This grasshopper, I mean
Just in from gardening, tackling the massively overgrown rockery at the front of the house, pruning what wisteria I can reach, and greeting neighbours. It’s Saturday and a steady procession were on their way down to the local post office – lucky us to still have one – and stopped to chat.
The RHS website has a 90 second instruction video on summer pruning of wisteria. The magic number is five – snip the whippy bit five shoots along from the woody bit. For winter pruning, it’s two. And then, lo and behold, in spring, the house will be spectacularly decorated in cascades of mauve flowers. It seems like a big job but it gets done and there’s pleasure in the intimacy – the Mr Whippys filling the bin and the revelation of the wisteria’s own patterns of being. There’s a house in a neighbouring street that’s virtually disappeared under a vast nest of unpruned wisteria and I imagine its inhabitant surrounded by whippy stems intruding into every room.

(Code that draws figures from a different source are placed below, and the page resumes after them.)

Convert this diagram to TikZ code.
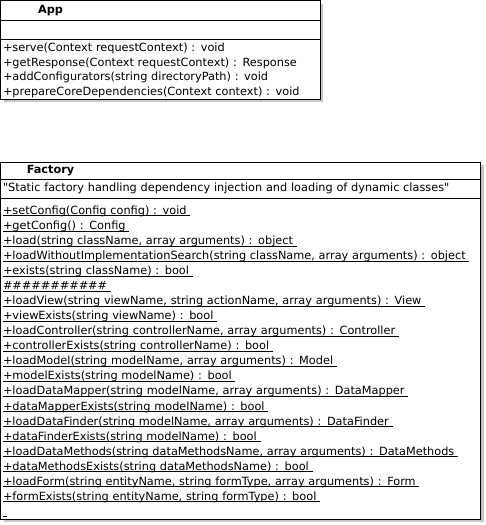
\documentclass[tikz,border=0pt]{standalone}
\usepackage{fontspec}
\setmainfont{DejaVu Sans}
\usetikzlibrary{positioning,backgrounds}

% static members are underlined, rule a bit under the baseline
\newcommand{\statop}[1]{\leavevmode\setbox0\hbox{#1\ }\rlap{\rule[-1.8pt]{\wd0}{0.7pt}}\box0}

\begin{document}
\begin{tikzpicture}[
  x=1pt, y=1pt,
  node distance=0pt,
  cls/.style={draw, line width=0.9pt, fill=white, rectangle, outer sep=0pt,
              inner xsep=2.5pt, inner ysep=0pt, align=left,
              font=\fontsize{11.3}{14.5}\selectfont},
  appcls/.style={cls, text width=314.5pt},
  factcls/.style={cls, text width=475pt},
  ops/.style={font=\fontsize{11.3}{15.05}\selectfont},
  shade/.style={fill=black!22}
]
\useasboundingbox (0,0) rectangle (485,-525);

% App
\node[appcls, minimum height=20pt, anchor=north west] (appname) at (0.5,-0.5)
  {\makebox[95pt]{\bfseries App}};
\node[appcls, minimum height=19pt, below=of appname] (appattr) {};
\node[appcls, minimum height=59.5pt, below=of appattr] (appops)
  {\rule{0pt}{10.5pt}+serve(Context requestContext) : void\\
   +getResponse(Context requestContext) : Response\\
   +addConfigurators(string directoryPath) : void\\
   +prepareCoreDependencies(Context context) : void};

% Factory
\node[factcls, minimum height=17.5pt, anchor=north west] (factname) at (0.5,-162)
  {\makebox[95pt]{\bfseries Factory}};
\node[factcls, minimum height=18.5pt, below=of factname] (factnote)
  {\textquotedbl Static factory handling dependency injection and loading of dynamic classes\textquotedbl};
\node[factcls, ops, minimum height=321pt, below=of factnote] (factops)
  {\rule{0pt}{14.5pt}\statop{+setConfig(Config config) : void}\\
   \statop{+getConfig() : Config}\\
   \statop{+load(string className, array arguments) : object}\\
   \statop{+loadWithoutImplementationSearch(string className, array arguments) : object}\\
   \statop{+exists(string className) : bool}\\
   \statop{\#\#\#\#\#\#\#\#\#\#\#}\\
   \statop{+loadView(string viewName, string actionName, array arguments) : View}\\
   \statop{+viewExists(string viewName) : bool}\\
   \statop{+loadController(string controllerName, array arguments) : Controller}\\
   \statop{+controllerExists(string controllerName) : bool}\\
   \statop{+loadModel(string modelName, array arguments) : Model}\\
   \statop{+modelExists(string modelName) : bool}\\
   \statop{+loadDataMapper(string modelName, array arguments) : DataMapper}\\
   \statop{+dataMapperExists(string modelName) : bool}\\
   \statop{+loadDataFinder(string modelName, array arguments) : DataFinder}\\
   \statop{+dataFinderExists(string modelName) : bool}\\
   \statop{+loadDataMethods(string dataMethodsName, array arguments) : DataMethods}\\
   \statop{+dataMethodsExists(string dataMethodsName) : bool}\\
   \statop{+loadForm(string entityName, string formType, array arguments) : Form}\\
   \statop{+formExists(string entityName, string formType) : bool}\\
   \statop{}};

% drop shadows
\begin{scope}[on background layer]
  \fill[shade] ([shift={(3,-3)}]appname.north west) rectangle ([shift={(3,-3)}]appops.south east);
  \fill[shade] ([shift={(3,-3)}]factname.north west) rectangle ([shift={(3,-3)}]factops.south east);
\end{scope}
\end{tikzpicture}
\end{document}
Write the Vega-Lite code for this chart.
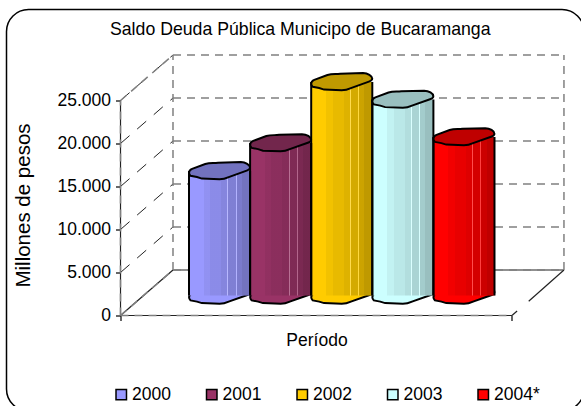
{
"$schema":"https://vega.github.io/schema/vega-lite/v6.json",
"width":577.5,"height":401.5,
"autosize":{"type":"none"},
"padding":{"left":6.5,"top":9.5,"right":-3,"bottom":-5},
"background":"white",
"view":{"stroke":"black","strokeWidth":1.5,"cornerRadius":22,"fill":"white"},
"config":{"font":"Liberation Sans"},
"title":{"text":"Saldo Deuda Pública Municipo de Bucaramanga","font":"Liberation Sans","fontSize":17.7,"fontWeight":"normal","color":"black","anchor":"middle","frame":"group","offset":-29,"dx":5},
"datasets":{
"bars":[
{"periodo":"2000","x0":2000,"x1":2001,"mid":2000.5,"value":14480},
{"periodo":"2001","x0":2001,"x1":2002,"mid":2001.5,"value":17730},
{"periodo":"2002","x0":2002,"x1":2003,"mid":2002.5,"value":24830},
{"periodo":"2003","x0":2003,"x1":2004,"mid":2003.5,"value":22790},
{"periodo":"2004*","x0":2004,"x1":2005,"mid":2004.5,"value":18430}],
"wall":[
{"id":"b0","x":1999.738,"y":5291},{"id":"b0","x":2006.137,"y":5291},
{"id":"b5","x":1999.738,"y":10291},{"id":"b5","x":2006.137,"y":10291},
{"id":"b10","x":1999.738,"y":15291},{"id":"b10","x":2006.137,"y":15291},
{"id":"b15","x":1999.738,"y":20291},{"id":"b15","x":2006.137,"y":20291},
{"id":"b20","x":1999.738,"y":25291},{"id":"b20","x":2006.137,"y":25291},
{"id":"b25","x":1999.738,"y":30291},{"id":"b25","x":2006.137,"y":30291},
{"id":"vl","x":1999.738,"y":5291},{"id":"vl","x":1999.738,"y":30291},
{"id":"vr","x":2006.137,"y":5291},{"id":"vr","x":2006.137,"y":30291},
{"id":"vf","x":1998.879,"y":0},{"id":"vf","x":1998.879,"y":25000},
{"id":"d0","x":1998.879,"y":0},{"id":"d0","x":1999.738,"y":5291},
{"id":"d25","x":1998.879,"y":25000},{"id":"d25","x":1999.738,"y":30291},
{"id":"f0","x":1998.879,"y":0},{"id":"f0","x":2005.286,"y":0}],
"side":[
{"id":"d5","x":1998.879,"y":5000},{"id":"d5","x":1999.738,"y":10291},
{"id":"d10","x":1998.879,"y":10000},{"id":"d10","x":1999.738,"y":15291},
{"id":"d15","x":1998.879,"y":15000},{"id":"d15","x":1999.738,"y":20291},
{"id":"d20","x":1998.879,"y":20000},{"id":"d20","x":1999.738,"y":25291},
{"id":"d25","x":1998.879,"y":25000},{"id":"d25","x":1999.738,"y":30291}],
"solid":[
{"id":"ax","x":1998.879,"y":0},{"id":"ax","x":1998.879,"y":25000},
{"id":"fl","x":1998.879,"y":0},{"id":"fl","x":2005.286,"y":0},
{"id":"dl","x":1998.879,"y":0},{"id":"dl","x":1999.738,"y":5291},
{"id":"b0","x":1999.738,"y":5291},{"id":"b0","x":2006.137,"y":5291},
{"id":"dr1","x":2005.286,"y":0},{"id":"dr1","x":2005.37,"y":520},
{"id":"dr2","x":2005.56,"y":1650},{"id":"dr2","x":2006.137,"y":5291}]
},
"layer":[
{"data":{"name":"solid"},
 "mark":{"type":"line","color":"#222222","strokeWidth":1.2},
 "encoding":{
  "x":{"field":"x","type":"quantitative","scale":{"domain":[1997.013,2006.465],"nice":false,"zero":false},
   "axis":{"orient":"bottom","offset":-95.5,"values":[1998.879,2005.286],"labels":false,"domain":false,"grid":false,"tickColor":"black","tickSize":5,"tickWidth":1.2,"title":"Período","titleFont":"Liberation Sans","titleFontSize":17.5,"titleFontWeight":"normal","titleColor":"black","titleX":310,"titleY":30,"titleAnchor":"middle","titleAlign":"center","titleBaseline":"alphabetic"}},
  "y":{"field":"y","type":"quantitative","scale":{"domain":[-11105,35581],"nice":false,"zero":false},
   "axis":{"orient":"left","offset":-114,"values":[0,5000,10000,15000,20000,25000],"domain":false,"grid":false,"tickColor":"black","tickSize":5,"tickWidth":1.2,"labelFont":"Liberation Sans","labelFontSize":17.5,"labelColor":"black","labelPadding":5,"labelExpr":"replace(format(datum.value, ','), ',', '.')","title":"Millones de pesos","titleFont":"Liberation Sans","titleFontSize":20.5,"titleFontWeight":"normal","titleColor":"black","titleX":-97,"titleY":195.5,"titleAlign":"center","titleBaseline":"middle","titleAngle":-90}},
  "detail":{"field":"id"}}},
{"data":{"name":"side"},
 "mark":{"type":"line","color":"#222222","strokeWidth":1,"strokeDash":[12,10]},
 "encoding":{"x":{"field":"x","type":"quantitative"},"y":{"field":"y","type":"quantitative"},"detail":{"field":"id"}}},
{"data":{"name":"wall"},
 "mark":{"type":"line","color":"#808080","strokeWidth":1.5,"strokeDash":[8,6]},
 "encoding":{"x":{"field":"x","type":"quantitative"},"y":{"field":"y","type":"quantitative"},"detail":{"field":"id"}}},
{"data":{"name":"bars"},
 "mark":{"type":"point","filled":true,"opacity":1,"size":3721,"yOffset":-20,"stroke":"black","strokeWidth":2,"shape":"M-1 .06C-1 0 -.98 -.04 -.9 -.07L-.47 -.23C-.3 -.27 -.2 -.25 -.05 -.27L.7 -.29C.85 -.29 1 -.2 1 -.11C1 -.06 .95 -.03 .89 -.01L.3 .2C.15 .27 .1 .27 .0 .27L-.58 .25L-.74 .2L-.95 .16C-1 .12 -1 .1 -1 .06Z"},
 "encoding":{"x":{"field":"mid","type":"quantitative"},"y":{"datum":0,"type":"quantitative"},
  "fill":{"field":"periodo","type":"nominal"}}},
{"data":{"name":"bars"},
 "mark":{"type":"rect","yOffset":-20,"y2Offset":-20},
 "encoding":{"x":{"field":"x0","type":"quantitative"},"x2":{"field":"x1"},"y":{"field":"value","type":"quantitative"},"y2":{"datum":0},
  "fill":{"field":"periodo","type":"nominal","title":null,
   "scale":{"domain":["2000","2001","2002","2003","2004*"],"range":["#9999FF","#993366","#FFCC00","#CCFFFF","#FF0000"]},
   "legend":{"orient":"none","direction":"horizontal","columns":5,"legendX":106,"legendY":376,"symbolType":"square","symbolSize":110,"symbolStrokeColor":"black","symbolStrokeWidth":1.5,"symbolOpacity":1,"labelFont":"Liberation Sans","labelFontSize":17.5,"labelColor":"black","labelOffset":2,"columnPadding":31.5,"padding":0,"title":null}}}},
{"data":{"name":"bars"},
 "mark":{"type":"rect","yOffset":-20,"y2Offset":-20,"fill":{"gradient":"linear","x1":0,"x2":1,"y1":0,"y2":0,"stops":[
  {"offset":0,"color":"rgba(0,0,0,0)"},{"offset":0.24,"color":"rgba(0,0,0,0)"},
  {"offset":0.24,"color":"rgba(0,0,0,0.05)"},{"offset":0.35,"color":"rgba(0,0,0,0.05)"},
  {"offset":0.35,"color":"rgba(0,0,0,0.09)"},{"offset":0.53,"color":"rgba(0,0,0,0.09)"},
  {"offset":0.53,"color":"rgba(0,0,0,0.13)"},{"offset":0.63,"color":"rgba(0,0,0,0.13)"},
  {"offset":0.63,"color":"rgba(255,255,255,0.3)"},{"offset":0.645,"color":"rgba(255,255,255,0.3)"},
  {"offset":0.645,"color":"rgba(0,0,0,0.17)"},{"offset":0.77,"color":"rgba(0,0,0,0.17)"},
  {"offset":0.77,"color":"rgba(255,255,255,0.25)"},{"offset":0.785,"color":"rgba(255,255,255,0.25)"},
  {"offset":0.785,"color":"rgba(0,0,0,0.2)"},{"offset":0.87,"color":"rgba(0,0,0,0.2)"},
  {"offset":0.87,"color":"rgba(0,0,0,0.25)"},{"offset":1,"color":"rgba(0,0,0,0.25)"}]}},
 "encoding":{"x":{"field":"x0","type":"quantitative"},"x2":{"field":"x1"},"y":{"field":"value","type":"quantitative"},"y2":{"datum":0}}},
{"data":{"name":"bars"},
 "mark":{"type":"rule","color":"black","strokeWidth":2,"yOffset":-20,"y2Offset":-20},
 "encoding":{"x":{"field":"x0","type":"quantitative"},"y":{"field":"value","type":"quantitative"},"y2":{"datum":0}}},
{"data":{"name":"bars"},
 "mark":{"type":"rule","color":"black","strokeWidth":2,"yOffset":-20,"y2Offset":-20},
 "encoding":{"x":{"field":"x1","type":"quantitative"},"y":{"field":"value","type":"quantitative"},"y2":{"datum":0}}},
{"data":{"name":"bars"},
 "mark":{"type":"point","filled":true,"opacity":1,"size":3721,"yOffset":-20,"shape":"M-1 .06C-1 0 -.98 -.04 -.9 -.07L-.47 -.23C-.3 -.27 -.2 -.25 -.05 -.27L.7 -.29C.85 -.29 1 -.2 1 -.11C1 -.06 .95 -.03 .89 -.01L.3 .2C.15 .27 .1 .27 .0 .27L-.58 .25L-.74 .2L-.95 .16C-1 .12 -1 .1 -1 .06Z"},
 "encoding":{"x":{"field":"mid","type":"quantitative"},"y":{"field":"value","type":"quantitative"},
  "fill":{"field":"periodo","type":"nominal"}}},
{"data":{"name":"bars"},
 "mark":{"type":"point","filled":true,"fill":"black","fillOpacity":0.25,"opacity":1,"size":3721,"yOffset":-20,"stroke":"black","strokeWidth":2,"strokeOpacity":1,"shape":"M-1 .06C-1 0 -.98 -.04 -.9 -.07L-.47 -.23C-.3 -.27 -.2 -.25 -.05 -.27L.7 -.29C.85 -.29 1 -.2 1 -.11C1 -.06 .95 -.03 .89 -.01L.3 .2C.15 .27 .1 .27 .0 .27L-.58 .25L-.74 .2L-.95 .16C-1 .12 -1 .1 -1 .06Z"},
 "encoding":{"x":{"field":"mid","type":"quantitative"},"y":{"field":"value","type":"quantitative"}}}
]
}
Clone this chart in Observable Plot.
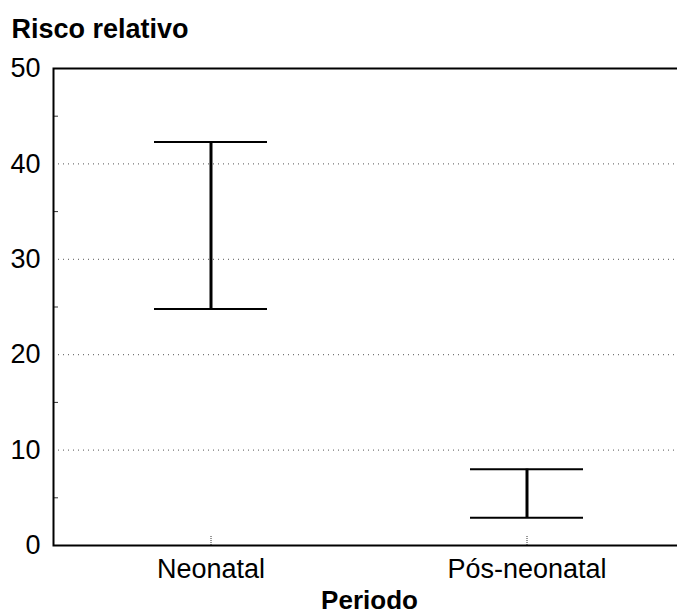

The garden here is too big for me. I can’t really manage it and it’s a bit out of control. That feels like a lesson though. The word ‘management’ is everywhere which suggests to me that it is a kind of global fantasy as ultimately, there’s very little in life that can be ‘managed’. It’s a fairly recent word in the language, coming from the Italian and the word for the control of horses, related to ‘manus’ for hand.
Gardening seems to be a big metaphor for ideas of management and control, and the converse: surrendering both in favour of the pleasures of manual labour, ‘manus’ again, and the wonder that comes from intimate engagement. Mary Oliver’s poem The Summer Day is wonderful at conveying that astonishment. And you can be busy and blessed too.
Heaven is indeed in the flowers – look at the roses. This rose, I mean. The one growing behind some fennel that is sending up umbels of little yellow stars. I even have a grudging admiration for what I think is a kind of berberis that has, whilst I haven’t been looking, crept all over the wall, putting down tenacious roots.
Mary Oliver’s poem is similarly invasive – Google returns 13.6 million results. One characteristic though of a ‘good’ poem for poetry therapy, is that it is possible to keep coming back to it, in different seasons, from different perspectives. Poetry Therapy, like gardening, is iterative. Just like Saturdays, working in the garden, neighbours going down the hill and up the hill, the same but different, talking about the weather then hurrying to catch the post as they’ve probably been doing for the fifty years since this house was built.